Communicative memory and conversational remembering in August Wilson’s 'The Piano Lesson'

Seminar Paper, 2008
13 Pages, Grade: 1,3



1. Introduction

2. Time and place

3. Communicative and cultural memory

4. Communicative memory in The Piano Lesson
4.1 Wining Boy and Cloetha
4.2 Wining Boy and the ghosts of the yellow dog
4.3 Crawley’s death
4.4 The History of the Charles family

5. Site of memory

6. Conclusion


1. Introduction

History is an issue of great meaning within the works of August Wilson. In this paper shall be analysed through which channels and with which methods the author transports not only the history of a family, but also the history of slavery interwoven with the experiences of the characters and their ancestors in the award winning novel The Piano Lesson. In this process of analysis we will find, that Wilson proposes a concept of memory that can be summed up with the term “kommunikatives Gedächtnis” which was coined by Jan and Aleida Assmann and further developed by Harald Welzer. For better understanding the term “communicative memory” will be used instead. In his play Wilson uses the method of storytelling. Through this we can see how the characters within the play communicate with each other and on one level transport communicative memory. But on the other level the reader becomes a silent listener participating in these conversations and in this role is able to read historical elements from the subtext of the stories told. In the last chapter August Wilson’s way of communicating memory will be compared to Toni Morrison’s approach in Site of Memory.

2. Time and place

What the reader finds in the first lines of the play is a short description of the setting. This short text tells about the Charles’ house and the people who live in it. Most of the description however is concerned with the piano. “What time or period is the setting for The Piano Lesson? That was the first question asked by the late great Chinese actor and director Ying Roucheng after he read the play in 1991.”[1] His confusion concerning the time in which the action of the play is set can be understood easily, because nothing in the secondary text informs the reader about the temporal conditions of the play. It is necessary to take a closer look at the primary text to find the hints Wilson gives to define the temporal situation. The most prominent of those hints can be found in Doaker’s story about the piano when he says, that his older brother Boy Charles “would have been fifty-seven if he had lived.

He died in 1911 when he was thirty-one years old.”[2] Subsequently the reader has to do the math.

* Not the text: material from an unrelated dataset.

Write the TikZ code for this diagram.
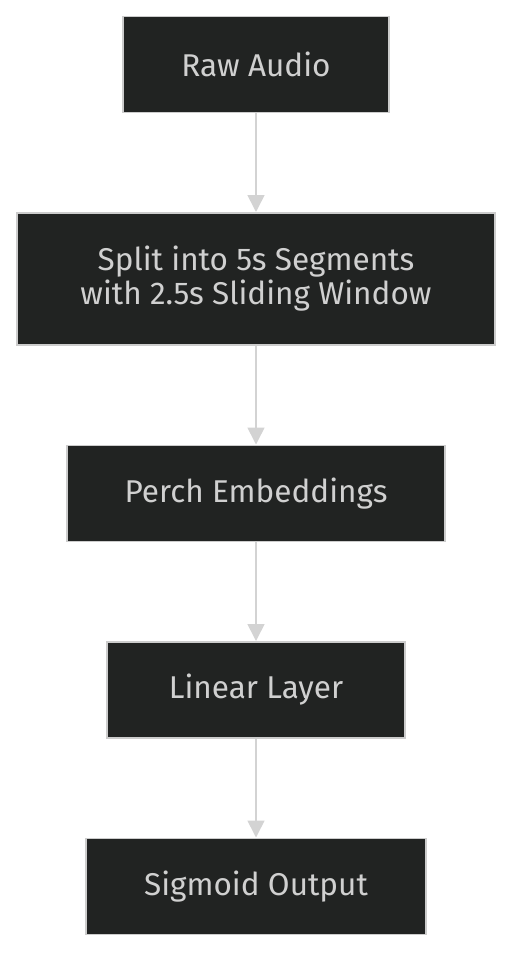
\documentclass[tikz,border=0pt]{standalone}
\usepackage{fontspec}
\setmainfont{Fira Sans}
\usetikzlibrary{positioning,arrows.meta}
\definecolor{boxfill}{HTML}{212322}
\definecolor{boxline}{HTML}{CCCCCC}
\definecolor{boxtext}{HTML}{D0D0D0}
\definecolor{flow}{HTML}{D3D3D3}
\tikzset{
  stage/.style={draw=boxline,line width=1.5pt,fill=boxfill,text=boxtext,
    minimum height=96pt,align=center,inner sep=0pt,
    font=\fontsize{31.5}{34}\selectfont},
  flowline/.style={draw=flow,line width=1.6pt,-{Triangle[length=17pt,width=17pt]}}
}
\begin{document}
\begin{tikzpicture}[x=1pt,y=-1pt,node distance=99pt]
  \path[use as bounding box] (0,0) rectangle (512,954);
  \node[stage,minimum width=266pt,anchor=north] (raw) at (256,15.5) {Raw Audio};
  \node[stage,minimum width=478pt,minimum height=132pt,below=of raw] (split)
    {Split into 5s Segments\\with 2.5s Sliding Window};
  \node[stage,minimum width=378pt,below=of split] (perch) {Perch Embeddings};
  \node[stage,minimum width=298pt,below=of perch] (linear) {Linear Layer};
  \node[stage,minimum width=340pt,below=of linear] (sigmoid) {Sigmoid Output};
  \foreach \a/\b in {raw/split,split/perch,perch/linear,linear/sigmoid}{
    \draw[flowline] (\a) -- (\b);
  }
\end{tikzpicture}
\end{document}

Knowing this, the play must take place in the year 1936 or 1937. That Wilson does not inform the reader initially can be seen as a way of creating a different way of looking at history than the traditional one. The reader has to “listen” to Doaker’s story to get information about the present time. This communicative way of transporting historical events will be dealt with in detail later on.

3. Communicative and cultural memory

What Welzer means with communicative memory must be seen in contrast to the technical term “kulturelles Gedächtnis/cultural memory”, also coined by Jan Assmann, and the modern view on human memory. The way in which humans remember and forget is not a singular one. Modern psychology and social science have determined several methods through which information is saved within the human mind. The first distinction that must be made is between sensory-, short term- and long-term memory. Sensory memory has only a capacity of few milliseconds and is responsible to retain certain stimuli within the sensing organ. The retina for example saves the information entering through the eye for about two milliseconds, so that this information can be transported to the brain even if the stimulus itself only lasted shorter. Short term memory can be seen as a limited buffer for memory items or chunks. It can hold about from six to eight entities but has a rapid decay. Only when these chunks are mentally repeated they can be kept over time. On this way and by linking the information to other existing memories, they can enter into long term memory, which is intended for saving information over a longer period and in a wider variety. These distinctions can be found in almost any introductory book about general psychology. But not only information like facts and data is saved in the long term memory but also emotions, feelings, procedures and episodes from an individual’s life. Jan Assmann defined his concept of cultural memory as:

Sammelbegriff für alles Wissen, das im spezifischen Interaktionsrahmen einer Gesellschaft Handeln und Erleben steuert und von Generation zu Generation zu wiederholten Einübung und Einweisung ansteht.[3]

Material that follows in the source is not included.